## INPUT DATA
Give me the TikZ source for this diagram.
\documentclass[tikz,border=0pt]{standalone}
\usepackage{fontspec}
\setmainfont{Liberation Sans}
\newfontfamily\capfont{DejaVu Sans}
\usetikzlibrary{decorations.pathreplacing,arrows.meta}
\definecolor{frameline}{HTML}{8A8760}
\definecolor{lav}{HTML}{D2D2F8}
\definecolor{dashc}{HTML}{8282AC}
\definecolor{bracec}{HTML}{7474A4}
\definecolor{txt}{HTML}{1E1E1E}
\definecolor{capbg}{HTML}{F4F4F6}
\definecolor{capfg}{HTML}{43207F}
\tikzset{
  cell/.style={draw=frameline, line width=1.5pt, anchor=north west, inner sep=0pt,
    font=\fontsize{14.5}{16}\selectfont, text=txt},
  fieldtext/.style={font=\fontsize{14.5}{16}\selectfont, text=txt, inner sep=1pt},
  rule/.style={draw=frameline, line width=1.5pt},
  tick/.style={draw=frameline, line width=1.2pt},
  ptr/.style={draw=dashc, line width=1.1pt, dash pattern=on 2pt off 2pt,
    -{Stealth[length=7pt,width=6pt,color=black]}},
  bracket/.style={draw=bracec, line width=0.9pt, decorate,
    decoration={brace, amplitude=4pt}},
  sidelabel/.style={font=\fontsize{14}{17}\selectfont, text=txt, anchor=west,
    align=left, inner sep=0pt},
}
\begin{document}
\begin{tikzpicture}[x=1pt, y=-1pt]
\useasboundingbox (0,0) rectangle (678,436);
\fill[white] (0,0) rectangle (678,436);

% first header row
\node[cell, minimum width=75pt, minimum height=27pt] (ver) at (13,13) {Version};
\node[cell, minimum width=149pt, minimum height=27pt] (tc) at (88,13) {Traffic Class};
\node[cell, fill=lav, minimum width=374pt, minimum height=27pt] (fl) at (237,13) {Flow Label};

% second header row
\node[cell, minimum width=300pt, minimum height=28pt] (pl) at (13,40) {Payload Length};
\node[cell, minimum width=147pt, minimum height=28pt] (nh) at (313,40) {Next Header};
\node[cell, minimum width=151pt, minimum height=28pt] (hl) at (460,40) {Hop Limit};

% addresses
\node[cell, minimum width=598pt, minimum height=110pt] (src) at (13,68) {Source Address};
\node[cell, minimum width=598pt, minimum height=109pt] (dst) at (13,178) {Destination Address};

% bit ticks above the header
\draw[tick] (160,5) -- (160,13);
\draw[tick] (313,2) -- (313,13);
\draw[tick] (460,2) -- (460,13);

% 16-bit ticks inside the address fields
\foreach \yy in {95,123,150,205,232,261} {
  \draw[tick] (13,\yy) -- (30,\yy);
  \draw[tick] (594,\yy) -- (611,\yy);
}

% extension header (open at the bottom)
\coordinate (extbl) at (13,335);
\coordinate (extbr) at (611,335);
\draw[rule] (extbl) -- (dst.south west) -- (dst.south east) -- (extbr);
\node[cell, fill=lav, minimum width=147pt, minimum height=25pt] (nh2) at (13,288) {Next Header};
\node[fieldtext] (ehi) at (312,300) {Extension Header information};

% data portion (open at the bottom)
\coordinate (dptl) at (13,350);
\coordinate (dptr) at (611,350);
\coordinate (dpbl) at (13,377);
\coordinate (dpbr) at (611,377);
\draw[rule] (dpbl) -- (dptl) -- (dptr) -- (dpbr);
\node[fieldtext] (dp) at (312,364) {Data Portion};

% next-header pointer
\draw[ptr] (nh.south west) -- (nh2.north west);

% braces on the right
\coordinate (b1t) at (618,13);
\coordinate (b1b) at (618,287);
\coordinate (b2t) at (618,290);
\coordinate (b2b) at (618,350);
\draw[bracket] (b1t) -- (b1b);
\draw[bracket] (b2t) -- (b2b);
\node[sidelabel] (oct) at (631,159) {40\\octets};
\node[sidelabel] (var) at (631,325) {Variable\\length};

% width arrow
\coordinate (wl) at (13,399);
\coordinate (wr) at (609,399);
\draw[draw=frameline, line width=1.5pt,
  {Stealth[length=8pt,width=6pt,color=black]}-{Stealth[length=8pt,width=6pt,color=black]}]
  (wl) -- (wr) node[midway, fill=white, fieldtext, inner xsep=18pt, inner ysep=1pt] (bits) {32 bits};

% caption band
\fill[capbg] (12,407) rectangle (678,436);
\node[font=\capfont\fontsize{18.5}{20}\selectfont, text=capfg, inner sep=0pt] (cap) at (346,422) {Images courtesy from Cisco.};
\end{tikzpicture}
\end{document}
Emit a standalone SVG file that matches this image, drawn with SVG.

## TASK TO COMPLETE
All of the entries above should be written out again exactly.

## RIGHT ANSWER
Give me the TikZ source for this diagram.
\documentclass[tikz,border=0pt]{standalone}
\usepackage{fontspec}
\setmainfont{Liberation Sans}
\newfontfamily\capfont{DejaVu Sans}
\usetikzlibrary{decorations.pathreplacing,arrows.meta}
\definecolor{frameline}{HTML}{8A8760}
\definecolor{lav}{HTML}{D2D2F8}
\definecolor{dashc}{HTML}{8282AC}
\definecolor{bracec}{HTML}{7474A4}
\definecolor{txt}{HTML}{1E1E1E}
\definecolor{capbg}{HTML}{F4F4F6}
\definecolor{capfg}{HTML}{43207F}
\tikzset{
  cell/.style={draw=frameline, line width=1.5pt, anchor=north west, inner sep=0pt,
    font=\fontsize{14.5}{16}\selectfont, text=txt},
  fieldtext/.style={font=\fontsize{14.5}{16}\selectfont, text=txt, inner sep=1pt},
  rule/.style={draw=frameline, line width=1.5pt},
  tick/.style={draw=frameline, line width=1.2pt},
  ptr/.style={draw=dashc, line width=1.1pt, dash pattern=on 2pt off 2pt,
    -{Stealth[length=7pt,width=6pt,color=black]}},
  bracket/.style={draw=bracec, line width=0.9pt, decorate,
    decoration={brace, amplitude=4pt}},
  sidelabel/.style={font=\fontsize{14}{17}\selectfont, text=txt, anchor=west,
    align=left, inner sep=0pt},
}
\begin{document}
\begin{tikzpicture}[x=1pt, y=-1pt]
\useasboundingbox (0,0) rectangle (678,436);
\fill[white] (0,0) rectangle (678,436);

% first header row
\node[cell, minimum width=75pt, minimum height=27pt] (ver) at (13,13) {Version};
\node[cell, minimum width=149pt, minimum height=27pt] (tc) at (88,13) {Traffic Class};
\node[cell, fill=lav, minimum width=374pt, minimum height=27pt] (fl) at (237,13) {Flow Label};

% second header row
\node[cell, minimum width=300pt, minimum height=28pt] (pl) at (13,40) {Payload Length};
\node[cell, minimum width=147pt, minimum height=28pt] (nh) at (313,40) {Next Header};
\node[cell, minimum width=151pt, minimum height=28pt] (hl) at (460,40) {Hop Limit};

% addresses
\node[cell, minimum width=598pt, minimum height=110pt] (src) at (13,68) {Source Address};
\node[cell, minimum width=598pt, minimum height=109pt] (dst) at (13,178) {Destination Address};

% bit ticks above the header
\draw[tick] (160,5) -- (160,13);
\draw[tick] (313,2) -- (313,13);
\draw[tick] (460,2) -- (460,13);

% 16-bit ticks inside the address fields
\foreach \yy in {95,123,150,205,232,261} {
  \draw[tick] (13,\yy) -- (30,\yy);
  \draw[tick] (594,\yy) -- (611,\yy);
}

% extension header (open at the bottom)
\coordinate (extbl) at (13,335);
\coordinate (extbr) at (611,335);
\draw[rule] (extbl) -- (dst.south west) -- (dst.south east) -- (extbr);
\node[cell, fill=lav, minimum width=147pt, minimum height=25pt] (nh2) at (13,288) {Next Header};
\node[fieldtext] (ehi) at (312,300) {Extension Header information};

% data portion (open at the bottom)
\coordinate (dptl) at (13,350);
\coordinate (dptr) at (611,350);
\coordinate (dpbl) at (13,377);
\coordinate (dpbr) at (611,377);
\draw[rule] (dpbl) -- (dptl) -- (dptr) -- (dpbr);
\node[fieldtext] (dp) at (312,364) {Data Portion};

% next-header pointer
\draw[ptr] (nh.south west) -- (nh2.north west);

% braces on the right
\coordinate (b1t) at (618,13);
\coordinate (b1b) at (618,287);
\coordinate (b2t) at (618,290);
\coordinate (b2b) at (618,350);
\draw[bracket] (b1t) -- (b1b);
\draw[bracket] (b2t) -- (b2b);
\node[sidelabel] (oct) at (631,159) {40\\octets};
\node[sidelabel] (var) at (631,325) {Variable\\length};

% width arrow
\coordinate (wl) at (13,399);
\coordinate (wr) at (609,399);
\draw[draw=frameline, line width=1.5pt,
  {Stealth[length=8pt,width=6pt,color=black]}-{Stealth[length=8pt,width=6pt,color=black]}]
  (wl) -- (wr) node[midway, fill=white, fieldtext, inner xsep=18pt, inner ysep=1pt] (bits) {32 bits};

% caption band
\fill[capbg] (12,407) rectangle (678,436);
\node[font=\capfont\fontsize{18.5}{20}\selectfont, text=capfg, inner sep=0pt] (cap) at (346,422) {Images courtesy from Cisco.};
\end{tikzpicture}
\end{document}
Emit a standalone SVG file that matches this image, drawn with SVG.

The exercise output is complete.